Blake Shelton broke into country music with his debut single. “Austin” topped Billboard’s Hot Country Singles & Tracks chart at number one for five weeks in 2001, per Taste of Country, and his life was forever changed. If you were to ask him how he accomplished that, he would tell you he just got lucky.

That’s the word he used to describe his life when CBS This Morning’s Gayle King asked him for one in a preview clip for her Grammy special, which airs on Thursday, January 23 at 10 p.m. ET. She also asked him and his girlfriend Gwen Stefani what he would be doing if music never worked out as a career. “I’d probably still be roofing houses,” he said. “That’s what I was doing before.”

“You know how to roof houses?” King asked. “Not anymore. I blocked that out of my mind. I’d have to relearn now,” Shelton responded. Stefani said she’d likely be working in the beauty industry.

Nineteen years after his career took off, Shelton still sees his 2020 Grammy nomination for Best Solo Country Performance with “God’s Country” as a stroke of luck. He assumed his hit days were over. “I had put the Grammys so far out of my mind and off my radar that I didn’t even know that it was that season,” he told King. “There was a time in my career that we’d be sitting on pins and needles like, ‘Oh my god, they’re announcing it tomorrow!’ You know? And I got a phone call or a text from my publicist that said, ‘Hey, the Grammy announcements are in the morning.’ And I was like, ‘Wow, I didn’t know that. And why are you telling me this?’” He was shocked to hear that his name was on the list.

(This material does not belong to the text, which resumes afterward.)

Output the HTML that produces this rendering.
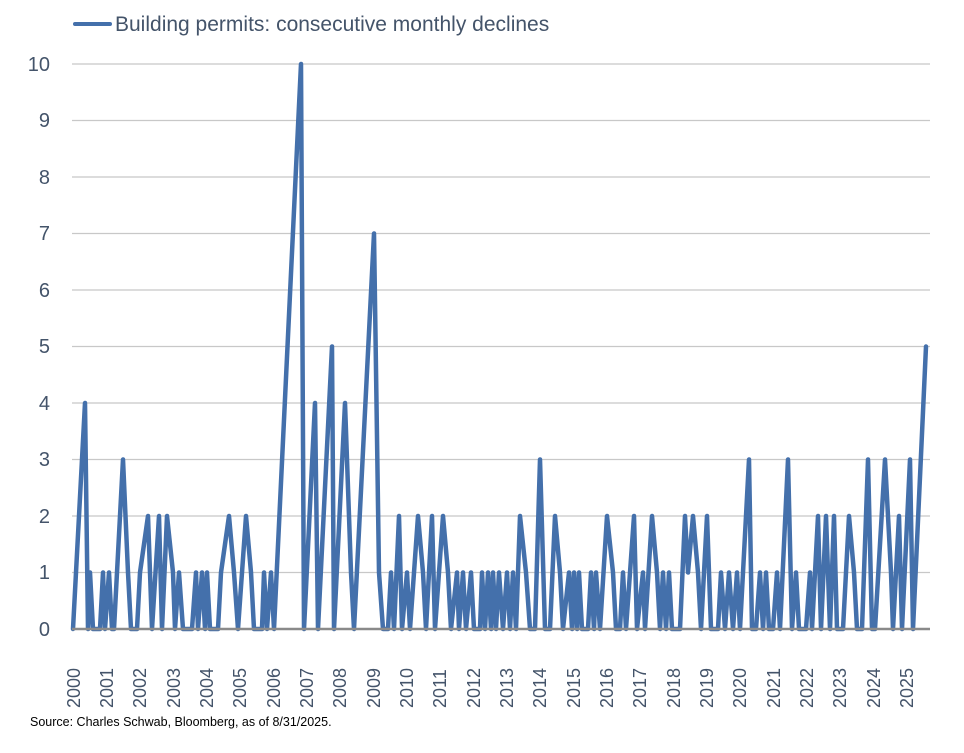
<!DOCTYPE html>
<html><head><meta charset="utf-8"><style>
html,body{margin:0;padding:0;background:#fff;}
svg{display:block;font-family:"Liberation Sans",sans-serif;}
</style></head><body>
<svg width="964" height="753" viewBox="0 0 964 753" xmlns="http://www.w3.org/2000/svg">
<line x1="75" y1="24" x2="110" y2="24" stroke="#4470ab" stroke-width="4" stroke-linecap="round"/>
<text x="115" y="31" font-size="21" fill="#44546a">Building permits: consecutive monthly declines</text>
<g stroke="#c8c8c8" stroke-width="1.2">
<line x1="72" x2="930" y1="64" y2="64"/><line x1="72" x2="930" y1="120.5" y2="120.5"/>
<line x1="72" x2="930" y1="177" y2="177"/><line x1="72" x2="930" y1="233.5" y2="233.5"/>
<line x1="72" x2="930" y1="290" y2="290"/><line x1="72" x2="930" y1="346.5" y2="346.5"/>
<line x1="72" x2="930" y1="403" y2="403"/><line x1="72" x2="930" y1="459.5" y2="459.5"/>
<line x1="72" x2="930" y1="516" y2="516"/><line x1="72" x2="930" y1="572.5" y2="572.5"/>
</g>
<g font-size="20" fill="#44546a" text-anchor="end">
<text x="50" y="71">10</text><text x="50" y="127">9</text><text x="50" y="184">8</text>
<text x="50" y="240">7</text><text x="50" y="297">6</text><text x="50" y="353">5</text>
<text x="50" y="410">4</text><text x="50" y="466">3</text><text x="50" y="523">2</text>
<text x="50" y="579">1</text><text x="50" y="636">0</text>
</g>
<polyline fill="none" stroke="#4470ab" stroke-width="4.5" stroke-linejoin="round" stroke-linecap="round" points="
73,629 85,403 88,629 90,572.5 93,629 100,629 103,572.5 105,629 109,572.5 112,629 114,629 123,459.5 128,572.5 131,629 137,629 140,572.5 148,516 152,629 159,516 162,629 167,516 173,572.5 175,629 179,572.5 183,629 192,629 196,572.5 198,629 202,572.5 205,629 207,572.5 210,629 218,629 221,572.5 229,516 234,572.5 238,629 246,516 251,572.5 254,629 262,629 264,572.5 267,629 271,572.5 274,629 301,64 304,629 315,403 318,629 332,346.5 334,629 345,403 351,572.5 354,629 374,233.5 379,572.5 383,629 388,629 391,572.5 394,629 399,516 402,629 407,572.5 410,629 418,516 423,572.5 426,629 432,516 435,629 443,516 448,572.5 451,629 457,572.5 459,629 463,572.5 466,629 471,572.5 474,629 480,629 482,572.5 485,629 488,572.5 491,629 493,572.5 496,629 499,572.5 503,629 507,572.5 510,629 513,572.5 516,629 520,516 526,572.5 530,629 535,629 540,459.5 545,629 550,629 555,516 560,572.5 563,629 569,572.5 572,629 574,572.5 577,629 579,572.5 582,629 588,629 591,572.5 594,629 596,572.5 600,629 607,516 613,572.5 616,629 620,629 623,572.5 626,629 634,516 637,629 643,572.5 645,629 652,516 657,572.5 660,629 663,572.5 666,629 669,572.5 672,629 680,629 685,516 688,572.5 693,516 698,572.5 701,629 707,516 711,629 718,629 721,572.5 725,629 729,572.5 733,629 737,572.5 740,629 749,459.5 752,629 756,629 760,572.5 763,629 766,572.5 769,629 773,629 777,572.5 780,629 788,459.5 792,629 796,572.5 799,629 806,629 810,572.5 812,629 818,516 821,629 826,516 830,629 834,516 837,629 843,629 849,516 854,572.5 857,629 862,629 868,459.5 872,629 875,629 885,459.5 891,572.5 893,629 899,516 902,629 910,459.5 913,629 926,346.5"/>
<line x1="72" x2="930" y1="629" y2="629" stroke="#8a8a8a" stroke-width="2.5"/>
<g font-size="18" fill="#44546a" text-anchor="start">
<text transform="translate(80,708) rotate(-90)">2000</text>
<text transform="translate(113,708) rotate(-90)">2001</text>
<text transform="translate(146,708) rotate(-90)">2002</text>
<text transform="translate(180,708) rotate(-90)">2003</text>
<text transform="translate(213,708) rotate(-90)">2004</text>
<text transform="translate(246,708) rotate(-90)">2005</text>
<text transform="translate(280,708) rotate(-90)">2006</text>
<text transform="translate(313,708) rotate(-90)">2007</text>
<text transform="translate(346,708) rotate(-90)">2008</text>
<text transform="translate(380,708) rotate(-90)">2009</text>
<text transform="translate(413,708) rotate(-90)">2010</text>
<text transform="translate(446,708) rotate(-90)">2011</text>
<text transform="translate(480,708) rotate(-90)">2012</text>
<text transform="translate(513,708) rotate(-90)">2013</text>
<text transform="translate(546,708) rotate(-90)">2014</text>
<text transform="translate(580,708) rotate(-90)">2015</text>
<text transform="translate(613,708) rotate(-90)">2016</text>
<text transform="translate(646,708) rotate(-90)">2017</text>
<text transform="translate(680,708) rotate(-90)">2018</text>
<text transform="translate(713,708) rotate(-90)">2019</text>
<text transform="translate(746,708) rotate(-90)">2020</text>
<text transform="translate(780,708) rotate(-90)">2021</text>
<text transform="translate(813,708) rotate(-90)">2022</text>
<text transform="translate(846,708) rotate(-90)">2023</text>
<text transform="translate(880,708) rotate(-90)">2024</text>
<text transform="translate(913,708) rotate(-90)">2025</text>
</g>
<text x="30" y="726" font-size="12.5" fill="#000">Source: Charles Schwab, Bloomberg, as of 8/31/2025.</text>
</svg>
</body></html>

“I just kinda felt like, ‘Well, that window closed. That time came and went,’ you know?” he said. His plan for a later-in-life Grammy played out a little differently in his head. “Maybe someday as a super-old man I can do a country cover album of some old rock songs or something, and try to get a Grammy doing something like that,” he laughed. “But I certainly didn’t expect it at this point in my career … I’m lucky enough to still have some records that get played on the radio.”

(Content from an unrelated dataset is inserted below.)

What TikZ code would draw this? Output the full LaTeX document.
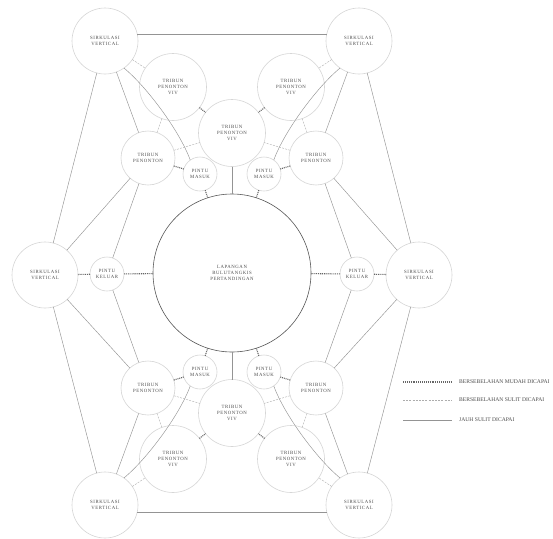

“God’s Country” has clearly done more than play on the radio. He has ventured to call it his biggest hit yet. “Who would have ever thought that almost 20 years into my career, I’d have my biggest hit yet?” he told The Tennessean in July. “I really feel like “God’s Country” is that now … It’s unbelievable to me—the power of a song.” He told King that he never expected it to have the kind of impact it has.

He won’t be performing the inspired anthem at the Grammys on Sunday, but he will be performing alongside Stefani, singing their new duet “Nobody But You.” “I can already tell you that’s going to be one of the greatest rushes I’m ever going to experience, being on stage with Gwen Stefani at the Grammys, doing our song together,” Blake told ABC News. “The easiest thing in the world I’ve ever done is to sing any song with Gwen.”

The Grammy Awards will air on CBS on Sunday, January 26 at 8:00 p.m. ET.